La question de l'énergie et de la sécurité énergétique, qui est un corollaire de la crise ukrainienne est également abordée. L’UE veut garantir la sécurité de l'approvisionnement et demande à tous les acteurs du marché énergétique européen de mettre en œuvre de manière effective et cohérente le troisième paquet "Énergie" et veut "aider l'Ukraine à assurer son approvisionnement énergétique grâce à une diversification plus poussée, à une meilleure efficacité énergétique et à la mise en place effective d'interconnexions avec l'Union européenne." Le programme de soutien de la Commission prévoit ainsi la "modernisation du système de transit gazier ukrainien et des travaux sur les flux inversés, notamment via la Slovaquie".

Comme en écho à la déclaration de Dalia Grybauskaité, la présidente de la Lituanie, qui avait dit avant leur réunion qu’"après l'Ukraine, il y aura la Moldavie, et après la Moldavie, ce sera d'autres pays", les dirigeants de l’UE ont confirmé leur objectif "de renforcer encore l'association politique et l'intégration économique avec la Géorgie et la République de Moldavie".

Les déclarations de Xavier Bettel

bettel-ce-140306-source-conseilLe Premier ministre luxembourgeois, Xavier Bettel, cité par Le Quotidien, a plaidé pour la désescalade et le dialogue avec la Russie : "Si on prend des mesures plus sévères avant de discuter avec la Russie, cela ne sert à rien de se mettre autour d'une table." Pour lui, le Conseil européen a néanmoins envoyé "un signal fort". "Les intérêts économiques du Luxembourg, troisième investisseur en Russie, n’empêcheraient pas des sanctions", écrit Le Quotidien.

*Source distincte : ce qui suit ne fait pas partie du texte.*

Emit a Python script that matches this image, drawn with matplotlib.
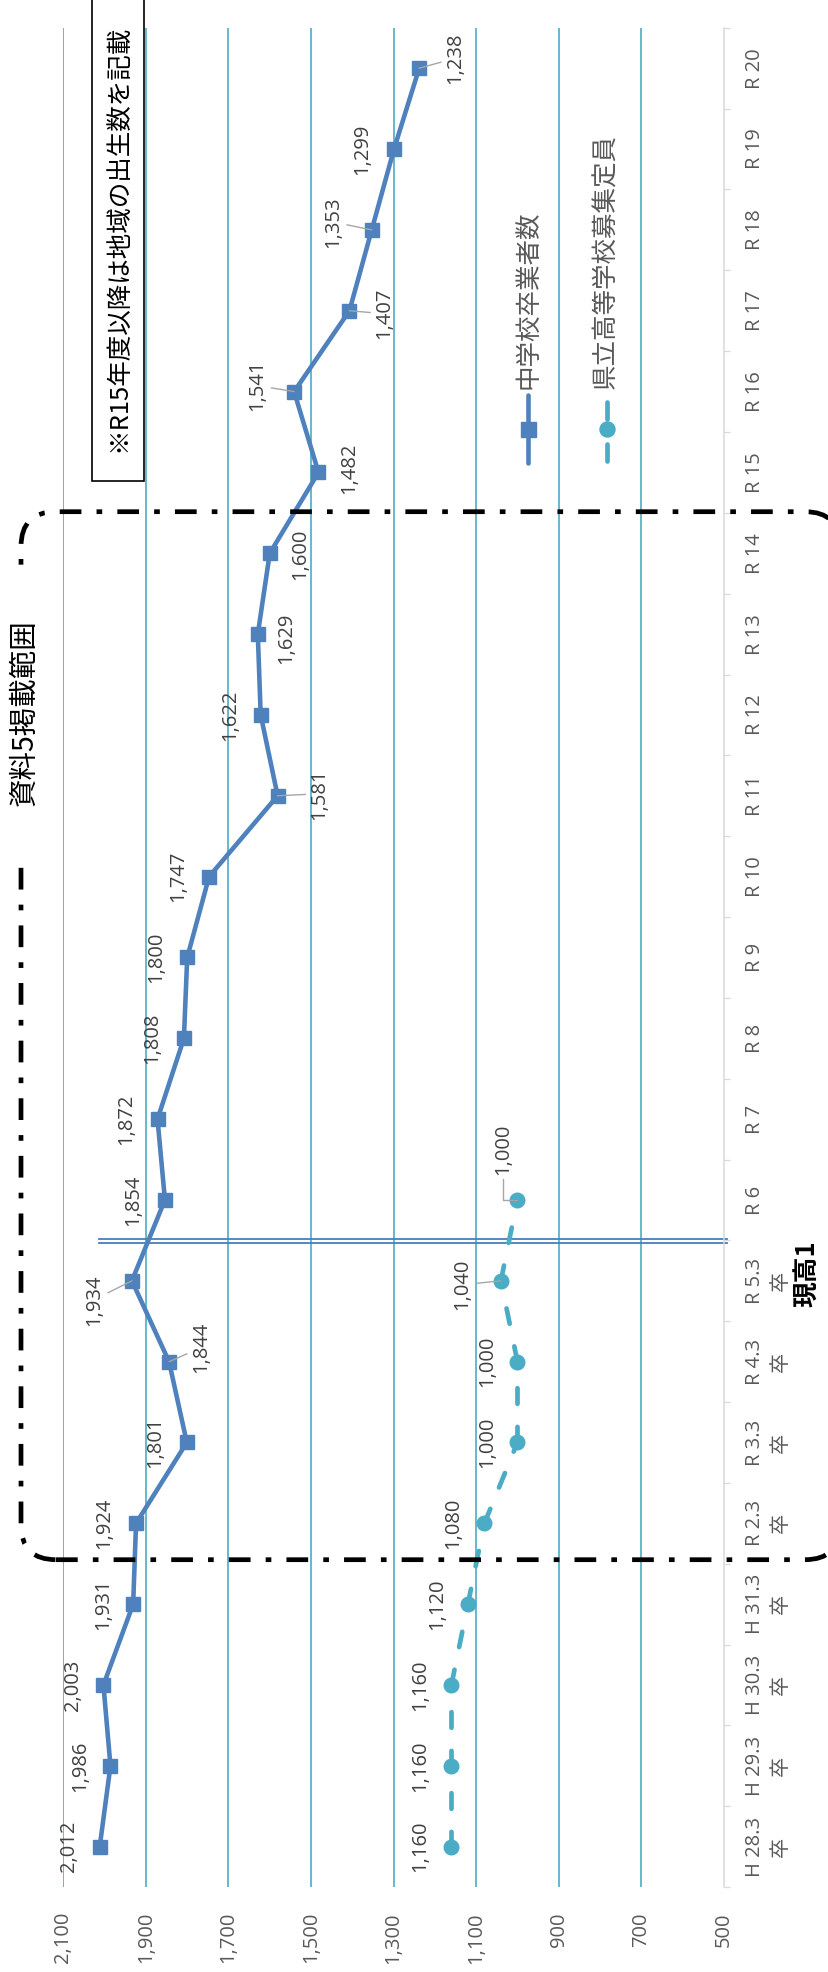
import numpy as np
import matplotlib
matplotlib.use("Agg")
import matplotlib.pyplot as plt
from matplotlib.patches import FancyBboxPatch, Rectangle, Polygon
from matplotlib.lines import Line2D

# ---------------- data ----------------
categories = ['H 28.3\n卒', 'H 29.3\n卒', 'H 30.3\n卒', 'H 31.3\n卒', 'R 2.3\n卒',
              'R 3.3\n卒', 'R 4.3\n卒', 'R 5.3\n卒', 'R 6', 'R 7', 'R 8', 'R 9',
              'R 10', 'R 11', 'R 12', 'R 13', 'R 14', 'R 15', 'R 16', 'R 17',
              'R 18', 'R 19', 'R 20']
graduates = [2012, 1986, 2003, 1931, 1924, 1801, 1844, 1934, 1854, 1872, 1808, 1800,
             1747, 1581, 1622, 1629, 1600, 1482, 1541, 1407, 1353, 1299, 1238]
capacity = [1160, 1160, 1160, 1120, 1080, 1000, 1000, 1040, 1000]
value_ticks = [500, 700, 900, 1100, 1300, 1500, 1700, 1900, 2100]
grid_values = [700, 900, 1100, 1300, 1500, 1700, 1900, 2100]
series_names = ['中学校卒業者数', '県立高等学校募集定員']

# label offsets (pixels: dx right, dy down) and leader flags
grad_offsets = [(-31, 0), (-30, 0), (-30, 0), (-30, 0), (-32, 0), (-32, 0), (32, -14),
                (-38, 19), (-32, 0), (-31, 0), (-32, 0), (-31, 0), (-31, 0), (42, -2),
                (-31, 0), (28, 4), (30, 1), (31, -4), (-37, -6), (35, 3), (-39, -8),
                (-32, 0), (36, -10)]
grad_leaders = {6, 7, 13, 18, 19, 20, 22}
cap_offsets = [(-31, 0), (-31, 0), (-31, 0), (-31, 0), (-31, 0), (-30, 0), (-30, 0),
               (-39, 4), (-14, -51)]
cap_leaders = {7: 'straight', 8: 'elbow'}

# ---------------- style ----------------
C1 = '#4f81bd'
C2 = '#4bacc6'
GRID = '#4bacc6'
NUMFONT = ['Open Sans', 'Noto Sans CJK JP', 'DejaVu Sans']
CJKFONT = ['Noto Sans CJK JP', 'DejaVu Sans']
NUMSIZE = 14.5

W, H, DPI = 829, 1972, 100
fig = plt.figure(figsize=(W / DPI, H / DPI), dpi=DPI)
fig.patch.set_facecolor('white')


def inch(x, y):
    return x / DPI, (H - y) / DPI


T = fig.dpi_scale_trans

ax = fig.add_axes([63.4 / W, 1 - 1887.1 / H, 660.4 / W, (1887.1 - 27.8) / H])
ax.set_facecolor('none')
idx = np.arange(len(categories))
ax.set_xlim(2100, 500)
ax.set_ylim(-0.5, len(categories) - 0.5)

# gridlines
ax.vlines(grid_values, -0.5, len(categories) - 0.5, colors=GRID, lw=1.2, zorder=1)

# spines
for s in ['left', 'top', 'bottom']:
    ax.spines[s].set_visible(False)
ax.spines['right'].set_color('#d9d9d9')
ax.spines['right'].set_linewidth(1.1)

# value axis (bottom)
ax.set_xticks(value_ticks)
ax.set_xticklabels([f'{v:,}' for v in value_ticks], rotation=90,
                   fontfamily=NUMFONT, fontsize=NUMSIZE, color='#595959')
ax.tick_params(axis='x', length=0, pad=18)

# category axis (right)
ax.yaxis.tick_right()
ax.set_yticks(np.arange(-0.5, len(categories), 1))
ax.set_yticklabels([])
ax.set_yticks(idx, labels=categories, minor=True)
ax.tick_params(axis='y', which='major', length=4.3, width=0.9, color='#d9d9d9',
               direction='out')
ax.tick_params(axis='y', which='minor', length=0, pad=15.5)
for lab in ax.get_yticklabels(minor=True):
    lab.set_rotation(90)
    lab.set_ha('left')
    lab.set_va('center')
    lab.set_multialignment('center')
    lab.set_linespacing(1.35)
    lab.set_fontfamily(NUMFONT)
    lab.set_fontsize(NUMSIZE)
    lab.set_color('#595959')

# double separator line between R5.3 and R6
ax.axhline(7.5 + 0.011, xmin=0.054, xmax=1.005, color='#4a7ebb', lw=1.3, zorder=2,
           clip_on=False)
ax.axhline(7.5 - 0.035, xmin=0.054, xmax=1.005, color='#4a7ebb', lw=1.3, zorder=2,
           clip_on=False)

# series 1
ax.plot(graduates, idx, color=C1, lw=3.3, marker='s', ms=10, solid_joinstyle='round',
        solid_capstyle='round', zorder=4, clip_on=False)

# series 2 (dash pattern restarts at every point)
n2 = len(capacity)
for i in range(n2 - 1):
    ax.plot(capacity[i:i + 2], idx[i:i + 2], color=C2, lw=3.4, dashes=(3.3, 4.9),
            dash_capstyle='round', zorder=4)
ax.plot(capacity, idx[:n2], ls='none', marker='o', ms=10.5, color=C2, zorder=5)


# data labels
def label(v, i, off, leader):
    dx, dy = off
    kw = dict(xy=(v, i), xytext=(dx, -dy), textcoords='offset pixels', rotation=90,
              ha='center', va='center', fontsize=NUMSIZE, color='#404040',
              fontfamily=NUMFONT, zorder=6, annotation_clip=False)
    if leader == 'straight':
        kw['arrowprops'] = dict(arrowstyle='-', color='#a6a6a6', lw=1.0, shrinkA=1,
                                shrinkB=0)
    elif leader == 'elbow':
        kw['arrowprops'] = dict(arrowstyle='-', color='#a6a6a6', lw=1.0, shrinkA=1,
                                shrinkB=0,
                                connectionstyle='angle,angleA=90,angleB=0,rad=0')
    ax.annotate(f'{v:,}', **kw)


for i, v in enumerate(graduates):
    label(v, i, grad_offsets[i], 'straight' if i in grad_leaders else None)
for i, v in enumerate(capacity):
    label(v, i, cap_offsets[i], cap_leaders.get(i))

# "現高1"
x, y = inch(808, 1274)
fig.text(x, y, '現高1', transform=T, rotation=90, ha='center', va='center',
         fontsize=18.5, fontweight='bold', color='black', fontfamily=CJKFONT)

# legend (drawn manually, rotated)
x1 = 528.3
fig.add_artist(Line2D([x1 / DPI] * 2, [inch(0, 395)[1], inch(0, 463)[1]], transform=T,
                      color=C1, lw=3.3, solid_capstyle='round'))
fig.add_artist(Line2D([x1 / DPI], [inch(0, 429)[1]], transform=T, color=C1,
                      marker='s', ms=10.8, ls='none'))
x2 = 606.5
fig.add_artist(Line2D([x2 / DPI] * 2, [inch(0, 402)[1], inch(0, 419)[1]], transform=T,
                      color=C2, lw=3.4, solid_capstyle='round'))
fig.add_artist(Line2D([x2 / DPI] * 2, [inch(0, 444)[1], inch(0, 461)[1]], transform=T,
                      color=C2, lw=3.4, solid_capstyle='round'))
fig.add_artist(Line2D([x2 / DPI], [inch(0, 429)[1]], transform=T, color=C2,
                      marker='o', ms=10.8, ls='none'))
for xc, name in zip([x1, x2], series_names):
    fig.text(xc / DPI, inch(0, 389)[1], name, transform=T, rotation=90, ha='center',
             va='bottom', fontsize=18.4, color='#595959', fontfamily=CJKFONT)

# note box
bx0, by0 = inch(91.7, 481)
fig.add_artist(Rectangle((bx0, by0), (144 - 91.7) / DPI, 5.2, transform=T,
                         facecolor='white', edgecolor='black', lw=1.2, zorder=7))
x, y = inch(118.3, 238)
fig.text(x, y, '※R15年度以降は地域の出生数を記載', transform=T, rotation=90,
         ha='center', va='center', fontsize=18.4, color='black', fontfamily=CJKFONT,
         zorder=8)

# dash-dot rounded frame "資料5掲載範囲" (built in pixel units, flattened to a polygon)
shape = FancyBboxPatch((21, H - 1559.7), 840 - 21, 1559.7 - 511.7,
                       boxstyle='round,pad=0,rounding_size=35')
poly = shape.get_path().to_polygons(closed_only=False)[0] / DPI
frame = Polygon(poly, closed=True, transform=T, fill=False, edgecolor='black', lw=3.4,
                linestyle=(0, (4.6, 3.2, 1.2, 3.2)), capstyle='butt', zorder=9)
fig.add_artist(frame)
wx0, wy0 = inch(4, 860)
fig.add_artist(Rectangle((wx0, wy0), 0.38, (860 - 568) / DPI, transform=T,
                         facecolor='white', edgecolor='none', zorder=10))
x, y = inch(25, 713)
fig.text(x, y, '資料5掲載範囲', transform=T, rotation=90, ha='center', va='center',
         fontsize=20.5, color='black', fontfamily=CJKFONT, zorder=11)

fig.savefig('out.png', dpi=DPI, facecolor='white')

Au Wort, Xavier Bettel a exprimé son espoir que l’UE ne soit pas obligée de recourir à une deuxième et troisième phase de sanctions à l’égard de la Russie, et jugé que l’UE n’avait pas besoin par ailleurs de suivre les USA qui ont pris des sanctions plus fortes. Il a reconnu que certains Etats membres seraient volontiers allés plus loin en termes de sanctions, et d’autres moins loin. L’essentiel, c’est selon lui que l’UE ait pu s’entendre sur une ligne commune.